## Instructions for the task
Transcribe the whole listing below without changing a word, but leave out every image.

## Data shown
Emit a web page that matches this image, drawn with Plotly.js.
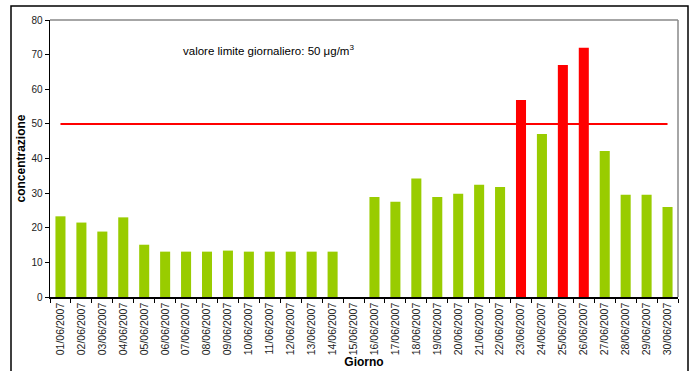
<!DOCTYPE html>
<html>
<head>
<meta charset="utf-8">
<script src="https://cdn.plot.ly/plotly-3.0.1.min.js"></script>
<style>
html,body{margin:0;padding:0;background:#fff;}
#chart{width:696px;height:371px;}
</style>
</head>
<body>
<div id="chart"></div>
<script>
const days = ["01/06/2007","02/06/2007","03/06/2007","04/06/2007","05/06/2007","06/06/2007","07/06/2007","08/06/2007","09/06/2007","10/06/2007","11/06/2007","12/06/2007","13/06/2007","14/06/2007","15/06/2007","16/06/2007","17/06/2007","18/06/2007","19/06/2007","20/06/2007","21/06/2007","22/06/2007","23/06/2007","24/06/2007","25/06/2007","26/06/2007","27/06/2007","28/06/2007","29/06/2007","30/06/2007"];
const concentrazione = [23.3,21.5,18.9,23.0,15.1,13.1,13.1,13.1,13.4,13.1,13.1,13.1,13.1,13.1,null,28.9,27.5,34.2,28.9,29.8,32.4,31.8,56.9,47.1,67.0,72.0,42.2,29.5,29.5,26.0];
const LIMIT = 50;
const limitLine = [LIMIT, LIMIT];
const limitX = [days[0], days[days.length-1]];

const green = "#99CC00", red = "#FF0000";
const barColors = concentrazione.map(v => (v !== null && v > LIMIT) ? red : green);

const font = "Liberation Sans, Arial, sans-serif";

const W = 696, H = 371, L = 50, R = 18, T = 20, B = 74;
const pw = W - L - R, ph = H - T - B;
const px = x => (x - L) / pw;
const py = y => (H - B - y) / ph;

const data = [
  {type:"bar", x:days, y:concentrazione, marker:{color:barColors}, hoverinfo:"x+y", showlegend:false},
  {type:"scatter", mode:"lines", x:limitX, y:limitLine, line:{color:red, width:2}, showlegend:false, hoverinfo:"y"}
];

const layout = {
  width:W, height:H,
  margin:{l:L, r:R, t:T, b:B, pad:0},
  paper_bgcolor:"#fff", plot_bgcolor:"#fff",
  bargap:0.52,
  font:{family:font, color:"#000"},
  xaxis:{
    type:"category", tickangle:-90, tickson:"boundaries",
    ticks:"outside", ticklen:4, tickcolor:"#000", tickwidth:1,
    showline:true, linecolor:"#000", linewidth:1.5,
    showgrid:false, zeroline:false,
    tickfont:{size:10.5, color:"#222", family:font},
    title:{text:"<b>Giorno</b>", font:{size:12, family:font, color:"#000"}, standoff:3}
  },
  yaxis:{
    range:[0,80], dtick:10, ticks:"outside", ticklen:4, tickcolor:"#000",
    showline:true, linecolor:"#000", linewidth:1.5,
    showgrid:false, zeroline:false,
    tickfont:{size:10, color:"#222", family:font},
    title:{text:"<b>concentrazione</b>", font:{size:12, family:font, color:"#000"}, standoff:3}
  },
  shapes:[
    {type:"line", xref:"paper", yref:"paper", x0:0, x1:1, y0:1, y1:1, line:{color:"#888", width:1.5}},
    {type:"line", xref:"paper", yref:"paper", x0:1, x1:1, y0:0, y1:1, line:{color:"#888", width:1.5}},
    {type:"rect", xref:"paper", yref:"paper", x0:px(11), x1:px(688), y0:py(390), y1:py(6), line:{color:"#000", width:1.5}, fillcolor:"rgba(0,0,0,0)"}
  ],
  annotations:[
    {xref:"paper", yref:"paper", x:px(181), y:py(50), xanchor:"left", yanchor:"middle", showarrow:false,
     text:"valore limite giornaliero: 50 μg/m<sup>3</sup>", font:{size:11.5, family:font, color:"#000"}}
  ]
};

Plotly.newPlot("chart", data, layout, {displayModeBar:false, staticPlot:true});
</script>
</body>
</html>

## Exercise result
Emit a web page that matches this image, drawn with Plotly.js.
<!DOCTYPE html>
<html>
<head>
<meta charset="utf-8">
<script src="https://cdn.plot.ly/plotly-3.0.1.min.js"></script>
<style>
html,body{margin:0;padding:0;background:#fff;}
#chart{width:696px;height:371px;}
</style>
</head>
<body>
<div id="chart"></div>
<script>
const days = ["01/06/2007","02/06/2007","03/06/2007","04/06/2007","05/06/2007","06/06/2007","07/06/2007","08/06/2007","09/06/2007","10/06/2007","11/06/2007","12/06/2007","13/06/2007","14/06/2007","15/06/2007","16/06/2007","17/06/2007","18/06/2007","19/06/2007","20/06/2007","21/06/2007","22/06/2007","23/06/2007","24/06/2007","25/06/2007","26/06/2007","27/06/2007","28/06/2007","29/06/2007","30/06/2007"];
const concentrazione = [23.3,21.5,18.9,23.0,15.1,13.1,13.1,13.1,13.4,13.1,13.1,13.1,13.1,13.1,null,28.9,27.5,34.2,28.9,29.8,32.4,31.8,56.9,47.1,67.0,72.0,42.2,29.5,29.5,26.0];
const LIMIT = 50;
const limitLine = [LIMIT, LIMIT];
const limitX = [days[0], days[days.length-1]];

const green = "#99CC00", red = "#FF0000";
const barColors = concentrazione.map(v => (v !== null && v > LIMIT) ? red : green);

const font = "Liberation Sans, Arial, sans-serif";

const W = 696, H = 371, L = 50, R = 18, T = 20, B = 74;
const pw = W - L - R, ph = H - T - B;
const px = x => (x - L) / pw;
const py = y => (H - B - y) / ph;

const data = [
  {type:"bar", x:days, y:concentrazione, marker:{color:barColors}, hoverinfo:"x+y", showlegend:false},
  {type:"scatter", mode:"lines", x:limitX, y:limitLine, line:{color:red, width:2}, showlegend:false, hoverinfo:"y"}
];

const layout = {
  width:W, height:H,
  margin:{l:L, r:R, t:T, b:B, pad:0},
  paper_bgcolor:"#fff", plot_bgcolor:"#fff",
  bargap:0.52,
  font:{family:font, color:"#000"},
  xaxis:{
    type:"category", tickangle:-90, tickson:"boundaries",
    ticks:"outside", ticklen:4, tickcolor:"#000", tickwidth:1,
    showline:true, linecolor:"#000", linewidth:1.5,
    showgrid:false, zeroline:false,
    tickfont:{size:10.5, color:"#222", family:font},
    title:{text:"<b>Giorno</b>", font:{size:12, family:font, color:"#000"}, standoff:3}
  },
  yaxis:{
    range:[0,80], dtick:10, ticks:"outside", ticklen:4, tickcolor:"#000",
    showline:true, linecolor:"#000", linewidth:1.5,
    showgrid:false, zeroline:false,
    tickfont:{size:10, color:"#222", family:font},
    title:{text:"<b>concentrazione</b>", font:{size:12, family:font, color:"#000"}, standoff:3}
  },
  shapes:[
    {type:"line", xref:"paper", yref:"paper", x0:0, x1:1, y0:1, y1:1, line:{color:"#888", width:1.5}},
    {type:"line", xref:"paper", yref:"paper", x0:1, x1:1, y0:0, y1:1, line:{color:"#888", width:1.5}},
    {type:"rect", xref:"paper", yref:"paper", x0:px(11), x1:px(688), y0:py(390), y1:py(6), line:{color:"#000", width:1.5}, fillcolor:"rgba(0,0,0,0)"}
  ],
  annotations:[
    {xref:"paper", yref:"paper", x:px(181), y:py(50), xanchor:"left", yanchor:"middle", showarrow:false,
     text:"valore limite giornaliero: 50 μg/m<sup>3</sup>", font:{size:11.5, family:font, color:"#000"}}
  ]
};

Plotly.newPlot("chart", data, layout, {displayModeBar:false, staticPlot:true});
</script>
</body>
</html>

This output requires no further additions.